Nous avons maintenant notre secteur d'amorçage, à compiler avec : nasm -o amorce.com amorce.asm
Et on ne le lance pas bêtement. On attend d'avoir fait la suite.
VI-4. Passer par noyau planète▲
La suite est un autre programme : nouveau fichier, page blanche... Noooon... pas page blanche, on va être un peu malin, on va partir du chapitre précédent. Simplement, on va, au départ, initialiser les segments utilisés par notre programme. Comme tout est dans un seul segment, on va les initialiser avec la valeur de CS, le segment de code, qui est bon, puisqu'il a été initialisé par le secteur d'amorçage. Et pour ne pas s'emberlificoter, on va utiliser un autre segment pour la pile. Au pif, encore une fois.
Ensuite, techniquement, nous développons ce qu'il est convenu d'appeler un noyau de système d'exploitation. Alors, bon, c'est pas vraiment un noyau, mais on va faire comme si. Et faire comme si, ça veut dire que notre programme ne rend jamais la main. D'ailleurs, à qui la rendrait-il ? Au secteur d'amorçage, qui a fini son travail il y a bien longtemps ? Non. Il ne rendra pas la main. Ainsi, au lieu du "ret" final, ce sera "jmp $", qui fait une boucle infinie. D'autre part, il n'y aura pas d'en-tête du système d'exploitation, vu que le système d'exploitation, c'est lui. Comme le secteur d'amorçage, nous aurons "org 0".
VI-5. Des 45 tours▲
Comment va-t-on utiliser notre programme ?
Conceptuellement, nous allons en faire une disquette de démarrage, oui, une disquette dite "de boot" ! On compile notre programme normalement. Ensuite, on copie bout à bout notre secteur d'amorçage et notre programme dans un seul fichier. Sous Windows, DOS et Cie, la commande est :
copy amorce.com/B+programme.com/B disk.img /Y
"/B" signifie qu'il s'agit d'un fichier binaire, ce qui évitera au DOS de le modifier. "/Y" évite d'avoir la confirmation de réécriture qui ne manque pas d'arriver dès la deuxième fois.
Sous système Unix, je ne connais pas la commande.
Le fichier copié est la disquette de démarrage.
Dans le code assembleur, on termine le fichier comme pour le secteur d'amorçage, avec un "times 4096 - ($ - $$) db 0". Cela sert le même objectif : que le fichier compilé fasse un nombre entier de secteurs de disquette.

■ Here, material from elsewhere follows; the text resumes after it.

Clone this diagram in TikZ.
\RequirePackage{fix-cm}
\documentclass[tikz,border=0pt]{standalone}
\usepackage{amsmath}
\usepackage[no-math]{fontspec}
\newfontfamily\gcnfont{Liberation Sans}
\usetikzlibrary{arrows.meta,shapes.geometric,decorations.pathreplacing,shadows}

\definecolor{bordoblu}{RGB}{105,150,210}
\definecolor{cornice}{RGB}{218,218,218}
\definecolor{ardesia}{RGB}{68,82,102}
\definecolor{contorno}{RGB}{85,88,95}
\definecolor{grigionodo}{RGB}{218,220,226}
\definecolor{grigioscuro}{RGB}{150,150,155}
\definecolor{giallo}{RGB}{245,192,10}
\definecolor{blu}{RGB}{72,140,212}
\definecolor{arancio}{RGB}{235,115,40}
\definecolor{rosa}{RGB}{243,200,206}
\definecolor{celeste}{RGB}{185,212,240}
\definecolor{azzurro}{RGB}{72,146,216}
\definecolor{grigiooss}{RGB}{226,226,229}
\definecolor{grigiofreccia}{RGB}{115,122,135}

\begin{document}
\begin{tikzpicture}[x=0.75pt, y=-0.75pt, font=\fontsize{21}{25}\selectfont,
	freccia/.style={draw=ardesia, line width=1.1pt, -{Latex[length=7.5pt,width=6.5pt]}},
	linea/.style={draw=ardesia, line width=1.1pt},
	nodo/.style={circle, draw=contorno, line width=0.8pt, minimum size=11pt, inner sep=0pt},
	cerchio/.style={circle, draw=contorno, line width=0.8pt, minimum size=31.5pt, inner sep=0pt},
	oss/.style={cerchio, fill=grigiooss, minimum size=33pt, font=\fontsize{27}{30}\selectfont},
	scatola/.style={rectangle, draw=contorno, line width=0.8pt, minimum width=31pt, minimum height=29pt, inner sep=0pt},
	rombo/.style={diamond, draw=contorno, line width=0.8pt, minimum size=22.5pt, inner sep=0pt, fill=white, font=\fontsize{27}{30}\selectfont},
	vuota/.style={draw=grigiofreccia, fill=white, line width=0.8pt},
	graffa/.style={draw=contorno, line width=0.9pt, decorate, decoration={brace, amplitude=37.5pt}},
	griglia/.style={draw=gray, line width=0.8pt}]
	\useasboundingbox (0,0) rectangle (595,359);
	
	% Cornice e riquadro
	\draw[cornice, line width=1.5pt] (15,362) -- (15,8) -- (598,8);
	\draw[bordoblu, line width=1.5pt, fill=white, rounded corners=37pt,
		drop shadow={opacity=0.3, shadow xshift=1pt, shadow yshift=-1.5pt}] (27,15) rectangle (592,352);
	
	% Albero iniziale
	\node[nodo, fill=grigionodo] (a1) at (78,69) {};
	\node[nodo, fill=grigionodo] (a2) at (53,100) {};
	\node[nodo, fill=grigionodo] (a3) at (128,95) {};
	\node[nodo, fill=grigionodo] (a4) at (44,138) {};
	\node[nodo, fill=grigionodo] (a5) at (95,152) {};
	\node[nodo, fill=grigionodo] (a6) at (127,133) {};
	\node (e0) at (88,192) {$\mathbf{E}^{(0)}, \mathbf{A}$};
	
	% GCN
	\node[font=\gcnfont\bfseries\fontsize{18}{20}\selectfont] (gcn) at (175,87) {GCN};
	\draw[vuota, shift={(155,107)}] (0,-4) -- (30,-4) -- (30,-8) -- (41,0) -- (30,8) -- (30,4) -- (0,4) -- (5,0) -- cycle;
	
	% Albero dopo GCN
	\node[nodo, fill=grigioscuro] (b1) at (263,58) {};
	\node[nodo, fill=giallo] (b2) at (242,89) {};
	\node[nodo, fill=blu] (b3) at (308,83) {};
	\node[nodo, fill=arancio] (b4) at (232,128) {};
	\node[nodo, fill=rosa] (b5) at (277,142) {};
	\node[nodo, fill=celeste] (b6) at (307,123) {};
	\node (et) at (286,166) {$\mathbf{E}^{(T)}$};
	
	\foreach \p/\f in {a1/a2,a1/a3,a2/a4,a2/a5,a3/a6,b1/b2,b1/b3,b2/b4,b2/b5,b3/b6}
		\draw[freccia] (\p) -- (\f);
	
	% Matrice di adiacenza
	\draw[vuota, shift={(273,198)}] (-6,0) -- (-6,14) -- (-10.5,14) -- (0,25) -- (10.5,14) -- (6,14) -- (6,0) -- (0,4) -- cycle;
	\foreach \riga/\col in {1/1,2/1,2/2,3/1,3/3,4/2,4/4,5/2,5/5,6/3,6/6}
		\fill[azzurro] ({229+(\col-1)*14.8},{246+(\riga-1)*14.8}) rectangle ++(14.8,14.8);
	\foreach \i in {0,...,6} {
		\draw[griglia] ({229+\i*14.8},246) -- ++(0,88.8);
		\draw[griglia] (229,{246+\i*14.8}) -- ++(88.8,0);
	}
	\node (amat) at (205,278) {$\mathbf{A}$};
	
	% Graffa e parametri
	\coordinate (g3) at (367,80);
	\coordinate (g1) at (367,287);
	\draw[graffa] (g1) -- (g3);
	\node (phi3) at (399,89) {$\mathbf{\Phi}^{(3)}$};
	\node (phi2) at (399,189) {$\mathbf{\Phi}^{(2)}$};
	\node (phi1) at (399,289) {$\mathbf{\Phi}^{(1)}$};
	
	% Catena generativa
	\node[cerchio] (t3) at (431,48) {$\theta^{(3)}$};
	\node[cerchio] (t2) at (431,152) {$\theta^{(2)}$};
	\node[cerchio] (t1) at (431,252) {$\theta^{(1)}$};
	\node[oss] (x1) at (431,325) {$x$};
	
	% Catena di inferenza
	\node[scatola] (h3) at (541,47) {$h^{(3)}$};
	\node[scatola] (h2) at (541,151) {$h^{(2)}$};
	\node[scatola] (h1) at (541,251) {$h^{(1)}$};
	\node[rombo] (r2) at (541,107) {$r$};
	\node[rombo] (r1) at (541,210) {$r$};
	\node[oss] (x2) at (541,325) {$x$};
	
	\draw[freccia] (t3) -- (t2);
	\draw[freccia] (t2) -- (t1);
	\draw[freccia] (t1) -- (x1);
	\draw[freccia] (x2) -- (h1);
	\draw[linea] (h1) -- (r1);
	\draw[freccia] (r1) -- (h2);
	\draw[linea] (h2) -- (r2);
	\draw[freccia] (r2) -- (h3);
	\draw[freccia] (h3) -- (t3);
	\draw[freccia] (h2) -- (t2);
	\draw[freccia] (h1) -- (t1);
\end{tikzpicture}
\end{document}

Il ne reste plus qu'à configurer le PC virtuel pour qu'il lise le fichier généré comme une disquette : soit on lui donne une vraie disquette qui ne contient que notre fichier, soit on lui précise que la disquette est en fait un fichier image.

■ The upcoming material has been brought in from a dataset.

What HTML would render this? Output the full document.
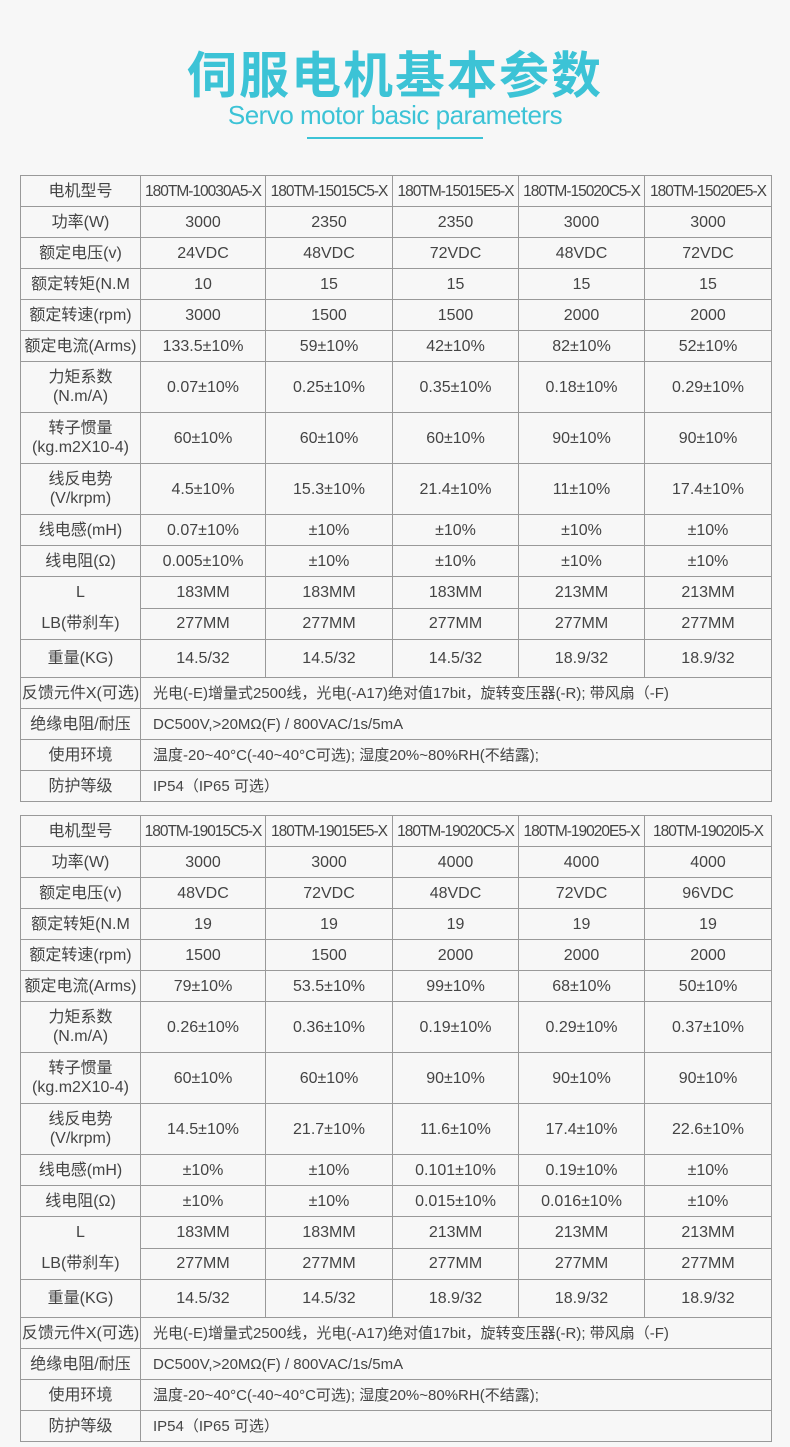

Il ne reste plus qu'à démarrer la machine virtuelle, et voilà ! On retrouve notre programme.
VI-6. Du massacre de disque▲
Notre programme a été lancé sur une machine virtuelle, et surtout, qu'il en soit ainsi pour le moment : il y a un morceau de code qui écrit sur le premier disque dur. Si on l'exécutait sur un vrai ordinateur, on écrirait là où est le système d'exploitation, ce qui est toujours une mauvaise idée. Ce petit bout de code ne fait que recopier les premiers secteurs de la disquette sur les premiers secteurs du disque dur. En enlevant la disquette de la machine virtuelle, la machine virtuelle démarre toujours, et exécute notre programme.